#### THE PROBLEM
Take the lines beginning with the one that contains "Rebuild this chart" and ending with the one that contains "import seaborn as sns", and set them down exactly. Omit all pictures.

#### DATA FOR THIS TASK
· · · ·

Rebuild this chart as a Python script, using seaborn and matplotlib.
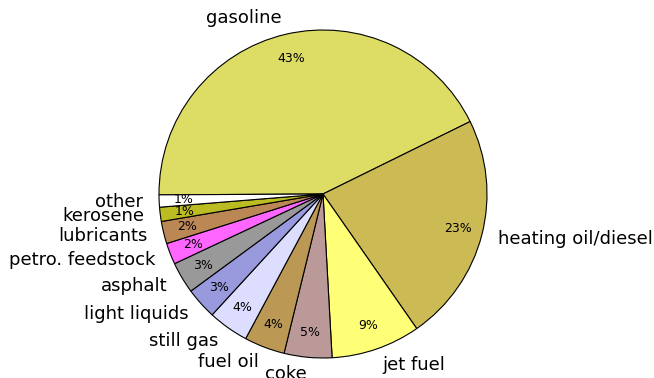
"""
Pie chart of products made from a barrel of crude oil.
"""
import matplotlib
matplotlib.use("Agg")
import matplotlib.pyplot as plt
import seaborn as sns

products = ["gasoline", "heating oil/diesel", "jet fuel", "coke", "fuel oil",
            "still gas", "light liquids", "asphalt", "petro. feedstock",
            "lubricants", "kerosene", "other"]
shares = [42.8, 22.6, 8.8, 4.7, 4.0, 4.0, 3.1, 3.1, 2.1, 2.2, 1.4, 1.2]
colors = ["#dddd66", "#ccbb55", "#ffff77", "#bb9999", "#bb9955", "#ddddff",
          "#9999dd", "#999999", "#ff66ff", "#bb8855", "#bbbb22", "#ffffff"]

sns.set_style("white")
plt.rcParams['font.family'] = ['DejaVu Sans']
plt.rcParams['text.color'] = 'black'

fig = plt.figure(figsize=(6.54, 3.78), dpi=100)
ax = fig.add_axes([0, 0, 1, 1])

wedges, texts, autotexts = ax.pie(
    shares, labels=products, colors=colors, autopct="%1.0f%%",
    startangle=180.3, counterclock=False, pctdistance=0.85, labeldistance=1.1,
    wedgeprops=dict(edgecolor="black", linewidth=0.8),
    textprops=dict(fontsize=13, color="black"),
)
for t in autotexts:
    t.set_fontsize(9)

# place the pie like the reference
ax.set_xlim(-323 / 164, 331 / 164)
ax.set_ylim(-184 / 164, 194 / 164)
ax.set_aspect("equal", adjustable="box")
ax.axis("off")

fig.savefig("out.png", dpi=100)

· · · ·

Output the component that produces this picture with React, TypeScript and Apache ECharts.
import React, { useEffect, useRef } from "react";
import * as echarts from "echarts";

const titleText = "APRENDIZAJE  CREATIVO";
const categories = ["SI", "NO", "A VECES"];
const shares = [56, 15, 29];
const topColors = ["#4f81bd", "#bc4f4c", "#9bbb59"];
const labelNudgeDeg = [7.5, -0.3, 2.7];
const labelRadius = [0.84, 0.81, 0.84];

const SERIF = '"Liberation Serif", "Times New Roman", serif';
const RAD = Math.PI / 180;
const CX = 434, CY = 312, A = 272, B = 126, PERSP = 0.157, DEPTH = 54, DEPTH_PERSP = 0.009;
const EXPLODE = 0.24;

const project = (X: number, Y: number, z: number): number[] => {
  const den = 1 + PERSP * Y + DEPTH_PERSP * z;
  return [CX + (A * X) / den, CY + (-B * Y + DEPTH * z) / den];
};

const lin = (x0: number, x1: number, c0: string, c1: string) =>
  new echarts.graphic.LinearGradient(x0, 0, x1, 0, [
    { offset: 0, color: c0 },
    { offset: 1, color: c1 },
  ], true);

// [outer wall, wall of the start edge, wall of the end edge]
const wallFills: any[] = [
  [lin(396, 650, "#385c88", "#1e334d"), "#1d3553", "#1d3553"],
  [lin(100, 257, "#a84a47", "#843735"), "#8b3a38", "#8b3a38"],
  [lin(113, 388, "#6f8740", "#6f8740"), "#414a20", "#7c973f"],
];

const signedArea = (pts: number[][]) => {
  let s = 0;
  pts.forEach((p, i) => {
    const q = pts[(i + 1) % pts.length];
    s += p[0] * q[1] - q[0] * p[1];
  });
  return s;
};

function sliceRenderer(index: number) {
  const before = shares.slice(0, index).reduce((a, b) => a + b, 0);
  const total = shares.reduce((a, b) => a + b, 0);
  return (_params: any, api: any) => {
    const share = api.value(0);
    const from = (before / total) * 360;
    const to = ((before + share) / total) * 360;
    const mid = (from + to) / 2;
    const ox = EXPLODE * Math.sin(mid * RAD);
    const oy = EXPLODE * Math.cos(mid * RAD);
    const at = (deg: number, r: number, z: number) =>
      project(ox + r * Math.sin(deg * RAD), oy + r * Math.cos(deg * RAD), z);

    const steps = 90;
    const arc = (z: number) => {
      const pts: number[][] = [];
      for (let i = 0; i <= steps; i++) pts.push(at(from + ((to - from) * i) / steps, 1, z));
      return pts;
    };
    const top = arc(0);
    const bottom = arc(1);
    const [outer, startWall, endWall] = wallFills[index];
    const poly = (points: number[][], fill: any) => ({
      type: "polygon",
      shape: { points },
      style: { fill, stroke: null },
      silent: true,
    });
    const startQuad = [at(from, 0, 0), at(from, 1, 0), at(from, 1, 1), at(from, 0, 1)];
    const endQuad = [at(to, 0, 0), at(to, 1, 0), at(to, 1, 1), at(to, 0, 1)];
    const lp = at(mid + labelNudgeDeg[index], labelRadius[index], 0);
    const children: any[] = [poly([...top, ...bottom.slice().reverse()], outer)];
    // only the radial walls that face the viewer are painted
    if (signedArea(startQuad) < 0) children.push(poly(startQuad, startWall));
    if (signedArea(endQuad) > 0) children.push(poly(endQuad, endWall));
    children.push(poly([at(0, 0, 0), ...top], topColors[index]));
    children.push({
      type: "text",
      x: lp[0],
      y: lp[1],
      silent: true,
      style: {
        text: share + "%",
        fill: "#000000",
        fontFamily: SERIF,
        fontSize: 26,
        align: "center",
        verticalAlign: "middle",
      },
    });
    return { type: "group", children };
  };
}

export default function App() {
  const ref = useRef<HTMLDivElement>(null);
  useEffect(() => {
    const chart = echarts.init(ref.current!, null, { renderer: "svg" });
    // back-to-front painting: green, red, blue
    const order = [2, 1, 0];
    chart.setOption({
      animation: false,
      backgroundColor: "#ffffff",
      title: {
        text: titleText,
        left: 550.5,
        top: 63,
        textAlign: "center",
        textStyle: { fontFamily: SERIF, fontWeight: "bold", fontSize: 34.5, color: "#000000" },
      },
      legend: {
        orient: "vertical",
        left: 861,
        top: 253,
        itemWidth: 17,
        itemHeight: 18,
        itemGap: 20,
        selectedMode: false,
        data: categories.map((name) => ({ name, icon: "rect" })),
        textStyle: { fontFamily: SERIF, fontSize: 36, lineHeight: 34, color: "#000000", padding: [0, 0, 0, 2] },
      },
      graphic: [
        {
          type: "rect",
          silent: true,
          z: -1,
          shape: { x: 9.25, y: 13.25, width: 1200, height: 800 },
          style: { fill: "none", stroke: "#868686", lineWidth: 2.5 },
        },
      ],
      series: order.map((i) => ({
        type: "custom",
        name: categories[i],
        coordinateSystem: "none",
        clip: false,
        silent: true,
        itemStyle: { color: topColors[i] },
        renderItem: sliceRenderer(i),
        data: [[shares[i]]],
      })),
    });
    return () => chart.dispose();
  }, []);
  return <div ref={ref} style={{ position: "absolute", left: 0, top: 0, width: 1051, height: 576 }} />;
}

· · · ·

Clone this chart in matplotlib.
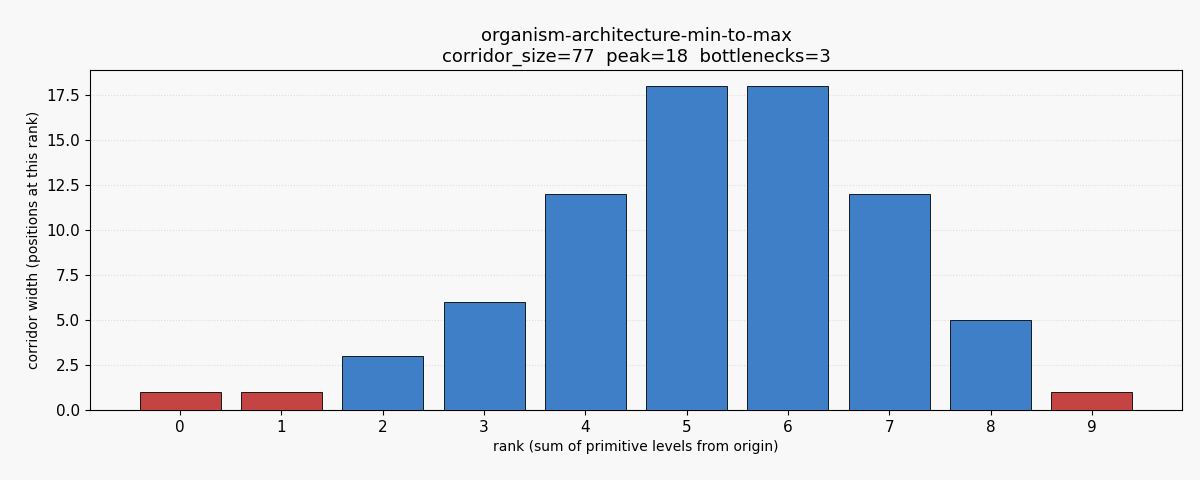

· · · ·

#### ANSWER TO THIS TASK
Rebuild this chart as a Python script, using seaborn and matplotlib.
"""
Pie chart of products made from a barrel of crude oil.
"""
import matplotlib
matplotlib.use("Agg")
import matplotlib.pyplot as plt
import seaborn as sns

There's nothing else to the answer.